I want to find out about 8-bit integers (kind = 1) in gfortran.
Apparently they seem to be signed and stored as "two's complement". When you give the integer a value, you can view the bits like so:

integer(kind = 1) I
integer numbit(8) ! stores the bit values as 0 or 1's

I = 5
do j= 1,8
numbit(i) = ibits(I,j-1,1)
enddo
write(*,*) 'bits: ', numbit

...where here IBITS is extracting 1 bit from I at position j-1 and returning it as an integer with the bit value right-justified and the rest of the bits 0. So "1" at position j-1 is returned by ibits(I,j-1,1) as "00000001" which has integer value 1.

Alternatively, I could do this:

integer(kind = 1) I
integer numbit(8) ! stores the bit values as 0 or 1's

I = 5
do j= 1,8
numbit(i) = btest(I,j-1)
enddo
write(*,*) 'bits: ', numbit

...where BTEST returns .true. if the bit in position j-1 is "1", and .false. otherwise.
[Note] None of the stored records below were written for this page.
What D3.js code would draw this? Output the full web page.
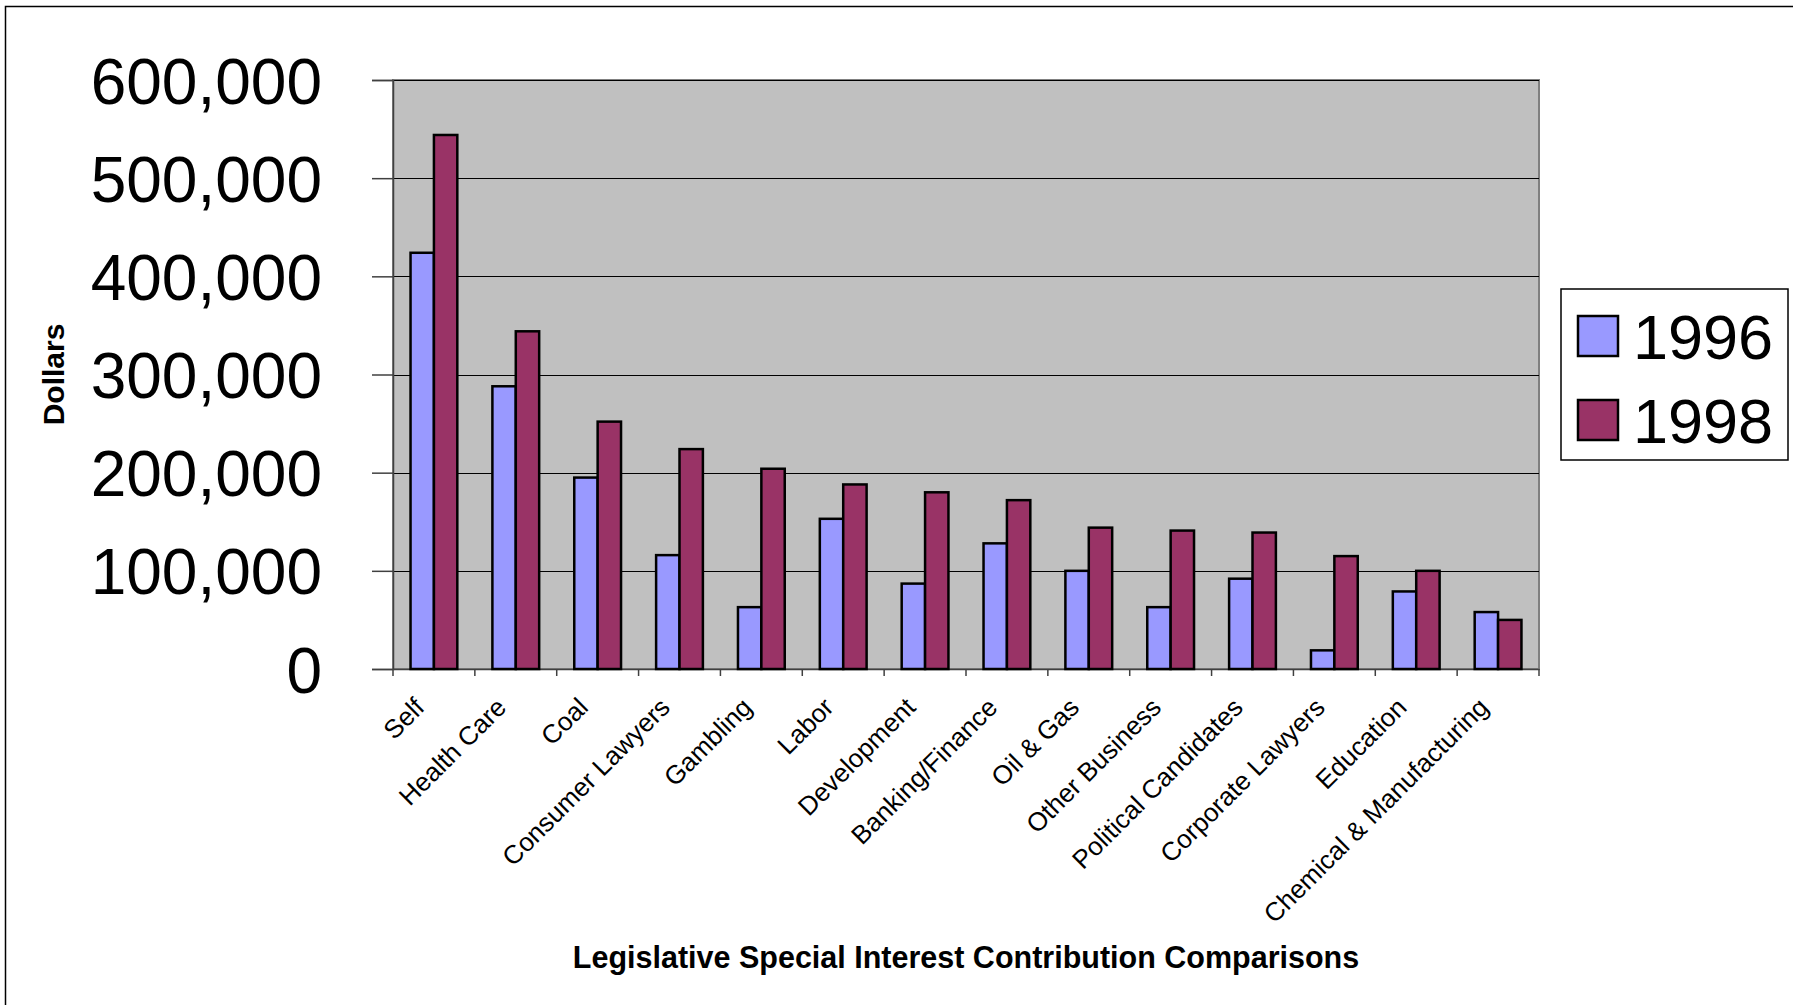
<!DOCTYPE html>
<html><head><meta charset="utf-8">
<script src="https://cdn.jsdelivr.net/npm/d3@7"></script>
<style>
body{margin:0;background:#fff;overflow:hidden;}
svg{display:block;}
text{font-family:"Liberation Sans",Arial,Helvetica,sans-serif;fill:#000;}
</style>
</head><body>
<script>
const categories = ["Self","Health Care","Coal","Consumer Lawyers","Gambling","Labor","Development","Banking/Finance","Oil & Gas","Other Business","Political Candidates","Corporate Lawyers","Education","Chemical & Manufacturing"];
const values1996 = [424000,288000,195000,116000,63000,153000,87000,128000,100000,63000,92000,19000,79000,58000];
const values1998 = [544000,344000,252000,224000,204000,188000,180000,172000,144000,141000,139000,115000,100000,50000];
const seriesNames = ["1996","1998"];
const seriesColors = ["#9999FF","#993366"];
const yTicks = [0,100000,200000,300000,400000,500000,600000];
const yTitle = "Dollars";
const xTitle = "Legislative Special Interest Contribution Comparisons";

const W = 1793, H = 1005;
const plot = {left:393, right:1539, top:80, bottom:669};

const svg = d3.select("body").append("svg").attr("width",W).attr("height",H);

// outer chart border
svg.append("rect").attr("x",5.5).attr("y",6.5).attr("width",1900).attr("height",1100)
  .attr("fill","#fff").attr("stroke","#000").attr("stroke-width",1.5);

const x = d3.scaleBand().domain(categories).range([plot.left, plot.right]).padding(0);
const y = d3.scaleLinear().domain([0,600000]).range([plot.bottom, plot.top]);

// plot area
svg.append("rect").attr("x",plot.left).attr("y",plot.top)
  .attr("width",plot.right-plot.left).attr("height",plot.bottom-plot.top)
  .attr("fill","#C0C0C0").attr("stroke","#808080").attr("stroke-width",2);

// gridlines
svg.append("g").selectAll("line").data(yTicks.filter(d=>d>0)).join("line")
  .attr("x1",plot.left).attr("x2",plot.right)
  .attr("y1",d=>Math.round(y(d))+0.5).attr("y2",d=>Math.round(y(d))+0.5)
  .attr("stroke","#000").attr("stroke-width",1);

// y axis
const yAxis = svg.append("g").attr("transform",`translate(${plot.left},0)`)
  .call(d3.axisLeft(y).tickValues(yTicks).tickSize(21).tickPadding(50).tickFormat(d3.format(",")));
yAxis.select(".domain").attr("stroke","#404040").attr("stroke-width",1.5);
yAxis.selectAll(".tick line").attr("stroke","#404040").attr("stroke-width",1.5);
yAxis.selectAll("text").attr("font-size",64).attr("font-family","'Liberation Sans',Arial,sans-serif").attr("fill","#000").attr("dy","0.36em");

// x axis
const band = x.bandwidth();
const xAxis = svg.append("g").attr("transform",`translate(0,${plot.bottom})`)
  .call(d3.axisBottom(x).tickSize(0).tickFormat(""));
xAxis.select(".domain").attr("stroke","#404040").attr("stroke-width",1.5);
xAxis.selectAll(".tick").remove();
const boundaries = categories.map(c=>x(c)).concat([plot.right]);
svg.append("g").selectAll("line").data(boundaries).join("line")
  .attr("x1",d=>d).attr("x2",d=>d).attr("y1",plot.bottom).attr("y2",plot.bottom+7)
  .attr("stroke","#404040").attr("stroke-width",1.5);

// bars
const barW = band/3.5;
const series = [values1996, values1998];
series.forEach((vals,si)=>{
  svg.append("g").selectAll("rect").data(categories).join("rect")
    .attr("x",(c)=>x(c)+band/2 - barW + si*barW)
    .attr("y",(c,i)=>y(vals[i]))
    .attr("width",barW)
    .attr("height",(c,i)=>y(0)-y(vals[i]))
    .attr("fill",seriesColors[si]).attr("stroke","#000").attr("stroke-width",2.5);
});

// category labels
svg.append("g").selectAll("text").data(categories).join("text")
  .attr("transform",c=>`translate(${x(c)+band/2-8},${plot.bottom+40}) rotate(-45)`)
  .attr("text-anchor","end").attr("font-size",26).text(c=>c);

// y title
svg.append("text").attr("transform",`translate(64,${(plot.top+plot.bottom)/2}) rotate(-90)`)
  .attr("text-anchor","middle").attr("font-size",30).attr("font-weight","bold").text(yTitle);

// x title
svg.append("text").attr("x",966).attr("y",968).attr("text-anchor","middle")
  .attr("font-size",30.5).attr("font-weight","bold").text(xTitle);

// legend
const lg = svg.append("g");
lg.append("rect").attr("x",1561).attr("y",289).attr("width",227).attr("height",171)
  .attr("fill","#fff").attr("stroke","#000").attr("stroke-width",1.5);
seriesNames.forEach((n,i)=>{
  const cy = 336 + i*84;
  lg.append("rect").attr("x",1578).attr("y",cy-20).attr("width",40).attr("height",40)
    .attr("fill",seriesColors[i]).attr("stroke","#000").attr("stroke-width",2.5);
  lg.append("text").attr("x",1633).attr("y",cy).attr("dy","0.36em").attr("font-size",63).text(n);
});
</script>
</body></html>
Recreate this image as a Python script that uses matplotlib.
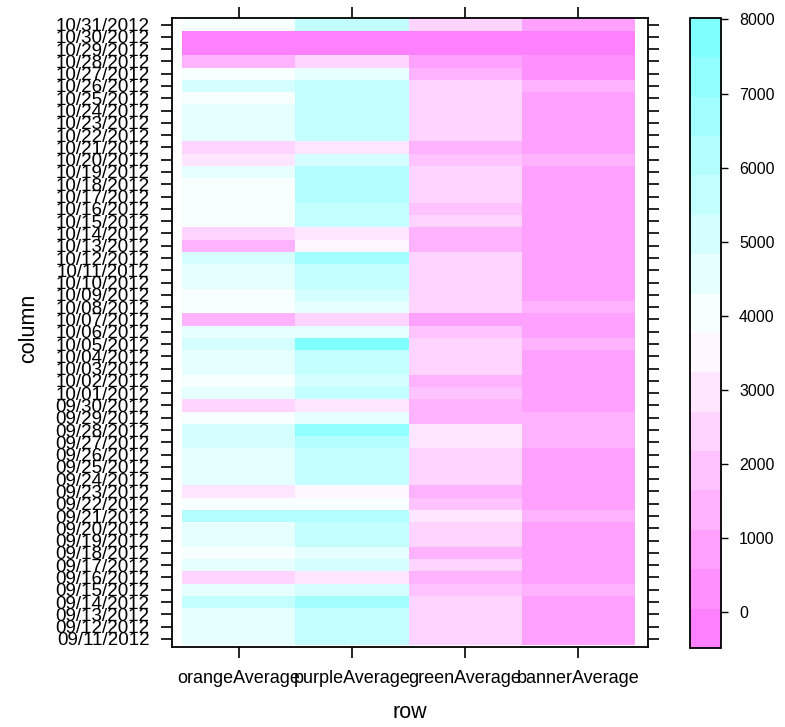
import matplotlib
matplotlib.use("Agg")
import matplotlib.pyplot as plt
import numpy as np
import pandas as pd
from matplotlib.colors import LinearSegmentedColormap, ListedColormap, BoundaryNorm

plt.rcParams['font.family'] = ['Liberation Sans', 'DejaVu Sans']

# row categories (x axis) and dates (y axis, bottom to top)
series = ['orangeAverage', 'purpleAverage', 'greenAverage', 'bannerAverage']
dates = [d.strftime('%m/%d/%Y') for d in pd.date_range('2012-09-11', '2012-10-31')]

# values per date, 09/11/2012 .. 10/31/2012
orange = [4520, 4610, 4480, 5620, 4700, 2450, 4550, 4050, 4620, 4500,
          6050, 4100, 2980, 4580, 4490, 4640, 5150, 5050, 3980, 2400,
          4650, 4000, 4560, 4530, 5250, 4600, 1560, 3950, 4080, 4580,
          4500, 5200, 1600, 2500, 4030, 3990, 4060, 4010, 4450, 3050,
          2350, 4520, 4600, 4480, 4080, 5180, 4100, 1450, -380, -320,
          4000]
purple = [5610, 5700, 5550, 6750, 5150, 2900, 5100, 4560, 5650, 5580,
          6200, 4150, 3550, 5680, 5520, 5600, 6150, 7250, 4500, 2950,
          5700, 5200, 5640, 5580, 8020, 4480, 2500, 4620, 5080, 5750,
          5800, 6800, 3600, 2850, 5550, 5620, 6250, 6300, 6100, 5150,
          3000, 5600, 5650, 5700, 5580, 5620, 4700, 2400, -420, -260,
          5680]
green = [2420, 2500, 2380, 2550, 1950, 1350, 2300, 1600, 2450, 2520,
         2900, 1850, 1300, 2480, 2400, 2530, 2850, 2950, 1420, 1300,
         2050, 1550, 2440, 2500, 2380, 1800, 950, 2350, 2420, 2480,
         2450, 2400, 1400, 1350, 2520, 1900, 2460, 2410, 2380, 1750,
         1300, 2450, 2500, 2420, 2480, 2400, 1450, 900, -350, -300,
         2450]
banner = [820, 850, 800, 880, 1200, 760, 830, 790, 860, 810,
          1230, 780, 750, 840, 800, 870, 1180, 1220, 1150, 760,
          820, 790, 850, 830, 1190, 800, 720, 1170, 860, 840,
          810, 880, 770, 790, 850, 830, 860, 820, 870, 1210,
          800, 840, 860, 830, 850, 1160, 450, 300, -480, -450,
          860]

z = np.column_stack([orange, purple, green, banner])

# lattice-style levels: 16 equal intervals over the data range
levels = np.linspace(z.min(), z.max(), 17)
ramp = LinearSegmentedColormap.from_list('cm', ['#FF80FF', '#FFFFFF', '#80FFFF'])
cmap = ListedColormap([ramp(i / 15) for i in range(16)])
norm = BoundaryNorm(levels, cmap.N)

fig = plt.figure(figsize=(7.85, 7.27), dpi=100)
ax = fig.add_axes([0.2187, 0.1105, 0.6064, 0.8652])
cax = fig.add_axes([0.879, 0.1087, 0.0395, 0.8666])

xe = np.arange(len(series) + 1) + 0.5
ye = np.arange(len(dates) + 1) - 0.5
mesh = ax.pcolormesh(xe, ye, z, cmap=cmap, norm=norm, edgecolors='none', antialiased=False)

ax.set_xlim(0.408, 4.613)
ax.set_ylim(-0.63, 50.56)
ax.set_xticks(np.arange(1, len(series) + 1))
ax.set_xticklabels(series, fontsize=13)
ax.set_yticks(np.arange(len(dates)))
ax.set_yticklabels(dates, fontsize=13.5)
ax.tick_params(axis='x', direction='out', length=8, width=1.2, top=True, pad=9)
ax.tick_params(axis='y', direction='out', length=8, width=1.2, right=True, pad=8)
for s in ax.spines.values():
    s.set_linewidth(1.3)

fig.text(29 / 785, 1 - 328 / 727, 'column', rotation=90, ha='center', va='center', fontsize=15.5)
fig.text(410 / 785, 1 - 712 / 727, 'row', ha='center', va='center', fontsize=15.5)

cb = fig.colorbar(mesh, cax=cax, ticks=np.arange(0, 8001, 1000))
cb.minorticks_off()
cb.outline.set_linewidth(1.3)
cax.tick_params(direction='out', length=5, width=1.0, labelsize=11.5, pad=8)

plt.savefig('out.png', dpi=100)
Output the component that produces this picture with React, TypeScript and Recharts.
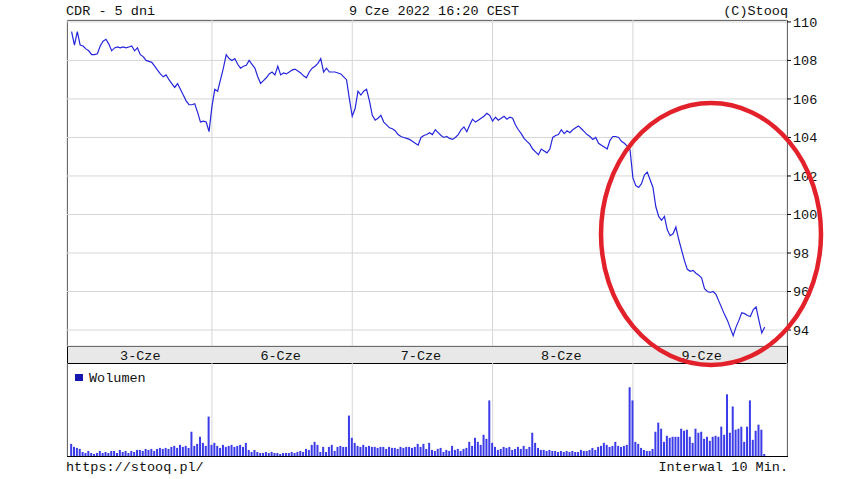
import { LineChart, Line, BarChart, Bar, XAxis, YAxis, CartesianGrid } from "recharts"

// CDR, 5 days, 10-minute candles (close) + volume
const dayLabels = ["3-Cze", "6-Cze", "7-Cze", "8-Cze", "9-Cze"]

const day1Price = [
  109.5, 108.8, 109.5, 108.8, 108.75, 108.6, 108.5, 108.3, 108.3, 108.35,
  108.75, 109.0, 109.1, 108.85, 108.5, 108.65, 108.7, 108.65, 108.7, 108.65,
  108.7, 108.75, 108.5, 108.65, 108.3, 108.2, 108.0, 107.95, 107.9, 107.7,
  107.5, 107.3, 107.15, 107.25, 107.0, 106.8, 106.6, 106.8, 106.5, 106.2,
  105.9, 105.7, 105.7, 105.75, 105.3, 104.8, 104.85, 104.8, 104.3,
]
const day2Price = [
  105.6, 106.5, 106.4, 107.0, 107.6, 108.3, 108.1, 108.0, 108.1, 107.8,
  107.6, 107.7, 107.75, 108.0, 107.8, 107.6, 107.15, 106.8, 106.95, 107.1,
  107.3, 107.4, 107.25, 107.7, 107.25, 107.35, 107.3, 107.4, 107.5, 107.55,
  107.45, 107.35, 107.2, 107.1, 107.4, 107.6, 107.7, 107.85, 108.1, 107.4,
  107.6, 107.4, 107.4, 107.4, 107.35, 107.3, 107.15, 107.0, 106.0,
]
const day3Price = [
  105.1, 105.5, 106.4, 106.2, 106.4, 106.5, 105.9, 105.15, 104.9, 105.0,
  105.15, 104.8, 104.65, 104.5, 104.45, 104.35, 104.15, 104.05, 104.0, 103.95,
  103.9, 103.8, 103.7, 103.6, 104.0, 104.1, 104.15, 104.25, 104.15, 104.4,
  104.25, 104.1, 104.0, 104.05, 103.95, 103.9, 104.0, 104.15, 104.4, 104.55,
  104.3, 104.65, 104.95, 104.8, 104.9, 105.0, 105.1, 105.25, 105.15,
]
const day4Price = [
  104.85, 105.05, 104.9, 105.0, 105.1, 104.95, 105.05, 105.0, 104.65, 104.4,
  104.2, 103.95, 103.8, 103.65, 103.4, 103.25, 103.1, 103.4, 103.3, 103.2,
  103.4, 104.0, 104.1, 104.15, 104.4, 104.2, 104.35, 104.25, 104.4, 104.5,
  104.6, 104.45, 104.3, 104.15, 104.05, 103.9, 104.0, 103.7, 103.6, 103.5,
  103.4, 103.85, 104.05, 104.05, 104.0, 103.8, 103.7, 103.55, 103.35,
]
const day5Price = [
  101.9, 101.5, 101.4, 101.6, 102.05, 102.2, 101.8, 101.4, 100.4, 99.9,
  99.7, 99.9, 99.2, 98.9, 99.0, 99.35, 98.7, 98.15, 97.6, 97.15,
  97.05, 97.1, 96.95, 96.85, 96.7, 96.15, 96.0, 95.95, 96.0, 95.85,
  95.5, 95.15, 94.8, 94.5, 94.1, 93.7, 94.15, 94.5, 94.9, 94.85,
  94.75, 94.7, 95.05, 95.2, 94.5, 93.85, 94.15,
]

const day1Vol = [
  12, 9, 8, 7, 4, 3, 5, 3, 2, 3, 5, 3, 4, 3, 5, 5, 3, 6, 4, 5,
  3, 5, 4, 6, 6, 5, 7, 6, 7, 5, 7, 8, 7, 8, 7, 9, 10, 8, 11, 9,
  10, 8, 24, 10, 12, 19, 13, 10, 39,
]
const day2Vol = [
  11, 13, 10, 8, 11, 9, 10, 11, 9, 10, 11, 9, 13, 6, 4, 6, 4, 3, 3, 4,
  3, 4, 3, 3, 2, 3, 3, 3, 4, 3, 4, 5, 4, 7, 6, 11, 14, 11, 4, 9,
  4, 9, 11, 5, 9, 10, 9, 9, 40,
]
const day3Vol = [
  18, 13, 10, 9, 11, 9, 10, 9, 9, 8, 9, 9, 7, 9, 8, 8, 7, 9, 8, 9,
  9, 8, 9, 12, 9, 12, 7, 13, 6, 5, 7, 8, 4, 6, 5, 10, 6, 7, 5, 7,
  8, 14, 10, 18, 14, 11, 21, 17, 55,
]
const day4Vol = [
  13, 9, 6, 7, 9, 8, 9, 6, 7, 9, 7, 10, 7, 9, 23, 13, 8, 6, 6, 5,
  6, 5, 5, 4, 5, 4, 5, 4, 5, 4, 4, 6, 5, 5, 6, 8, 6, 9, 10, 13,
  11, 9, 10, 14, 10, 9, 10, 11, 68,
]
const day5Vol = [
  55, 14, 12, 8, 6, 5, 5, 7, 24, 33, 27, 14, 20, 18, 19, 19, 19, 27, 25, 26,
  19, 13, 27, 23, 24, 17, 19, 15, 19, 20, 19, 29, 21, 61, 23, 49, 26, 27, 29, 14,
  29, 55, 16, 25, 31, 26, 2,
]

const priceTicks = [94, 96, 98, 100, 102, 104, 106, 108, 110]

const SLOTS = 49 // 10-min slots per session
const prices = [day1Price, day2Price, day3Price, day4Price, day5Price]
const volumes = [day1Vol, day2Vol, day3Vol, day4Vol, day5Vol]

const data = prices.flatMap((day, d) =>
  day.map((p, k) => ({ t: d * SLOTS + k, price: p, vol: volumes[d][k] }))
)
const separators = [1, 2, 3, 4].map((d) => d * SLOTS)
const labelTicks = dayLabels.map((_, d) => d * SLOTS + 24)

const X_DOMAIN: [number, number] = [-1.6, 249.8]
const FONT = "'Liberation Mono', 'DejaVu Sans Mono', monospace"
const FS = 13.5
const LINE = "#2626dc"
const BAR = "#3b3be8"
const GRID = "#d6d6d6"

const blank = () => ""

export default function App() {
  return (
    <div style={{ position: "absolute", left: 0, top: 0, width: 865, height: 479, background: "#fff", overflow: "hidden" }}>
      {/* panel frames */}
      <div style={{ position: "absolute", left: 67, top: 20, width: 721, height: 327, border: "1px solid #000", boxSizing: "border-box" }} />
      <div style={{ position: "absolute", left: 67, top: 346, width: 721, height: 18, border: "1px solid #000", boxSizing: "border-box", background: "#e8e8e8" }} />
      <div style={{ position: "absolute", left: 67, top: 363, width: 721, height: 94, border: "1px solid #000", boxSizing: "border-box" }} />

      <div style={{ position: "absolute", left: 0, top: 0 }}>
        <LineChart width={865} height={347} data={data} margin={{ top: 20, right: 38, bottom: 1, left: 67 }}>
          <CartesianGrid stroke={GRID} />
          <XAxis
            dataKey="t"
            type="number"
            domain={X_DOMAIN}
            allowDataOverflow
            ticks={separators}
            orientation="bottom"
            mirror
            height={0}
            tickSize={3}
            tickLine={{ stroke: "#000" }}
            axisLine={false}
            tickFormatter={blank}
          />
          <XAxis
            xAxisId="top"
            dataKey="t"
            type="number"
            domain={X_DOMAIN}
            allowDataOverflow
            ticks={separators}
            orientation="top"
            mirror
            height={0}
            tickSize={3}
            tickLine={{ stroke: "#000" }}
            axisLine={false}
            tickFormatter={blank}
          />
          <YAxis
            orientation="right"
            type="number"
            width={40}
            domain={[93.17, 110.1]}
            allowDataOverflow
            ticks={priceTicks}
            tickSize={4}
            tickMargin={2}
            axisLine={false}
            tickLine={{ stroke: "#000" }}
            tick={{ fontSize: FS, fontFamily: FONT, fill: "#111" }}
          />
          <Line type="linear" dataKey="price" stroke={LINE} strokeWidth={1.2} dot={false} isAnimationActive={false} />
        </LineChart>
      </div>

      <div style={{ position: "absolute", left: 0, top: 346 }}>
        <BarChart width={865} height={111} data={data} margin={{ top: 0, right: 78, bottom: 1, left: 67 }}>
          <CartesianGrid stroke={GRID} horizontal={false} />
          <XAxis
            dataKey="t"
            type="number"
            domain={X_DOMAIN}
            allowDataOverflow
            ticks={separators}
            orientation="top"
            mirror
            height={0}
            tickSize={3}
            tickLine={{ stroke: "#000" }}
            axisLine={false}
            tickFormatter={blank}
          />
          <XAxis
            xAxisId="labels"
            dataKey="t"
            type="number"
            domain={X_DOMAIN}
            allowDataOverflow
            ticks={labelTicks}
            orientation="top"
            height={17}
            tickSize={0}
            tickMargin={3}
            tickLine={false}
            axisLine={false}
            tickFormatter={(v: number) => dayLabels[Math.floor(v / SLOTS)] ?? ""}
            tick={{ fontSize: FS, fontFamily: FONT, fill: "#111" }}
          />
          <YAxis hide domain={[0, 92]} allowDataOverflow />
          <Bar dataKey="vol" fill={BAR} barSize={2} isAnimationActive={false} />
        </BarChart>
      </div>

      <svg width={865} height={479} style={{ position: "absolute", left: 0, top: 0, pointerEvents: "none" }}>
        <g fontFamily={FONT} fontSize={FS} fill="#111">
          <text x={66} y={15}>CDR - 5 dni</text>
          <text x={434} y={15} textAnchor="middle">9 Cze 2022 16:20 CEST</text>
          <text x={788} y={15} textAnchor="end">(C)Stooq</text>
          <text x={89} y={382}>Wolumen</text>
          <text x={66} y={471}>https://stooq.pl/</text>
          <text x={788} y={471} textAnchor="end">Interwal 10 Min.</text>
        </g>
        <rect x={75} y={374} width={8} height={7} fill="#1616b0" />
        <ellipse cx={711} cy={234} rx={110} ry={131} fill="none" stroke="#e3212b" strokeWidth={4.5} />
      </svg>
    </div>
  )
}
This is implicitly converted to an integer by the gfortran compiler (but not without warnings at compile time), where .true. => 1 and .false. => 0.

Both of these return:
bits: 1 0 1 0 0 0 0 0

I guess the take-home message is that when you write out a bit-string, eg.
5 = [0101]
then the right-most bit is addressed as bit 0, and in general, bit number 1 is the second bit as you move left, etc.

So if you start with all bits set to zero, you can use IBSET to set certain bits to 1 and get whatever number you fancy...

I = 0 ! [00000000]
I = ibset(I,0) ! [00000001]
I = ibset(I,2) ! [00000101]
write(*,*) 'I = ', I

... and we get I = 5, as intended.

I guess this is a stupid post, but it wasn't obvious to me that the bit string would be numbered from the right starting at index 0. The default index for matrices in Fortran 95 starts at 1. Ho hum.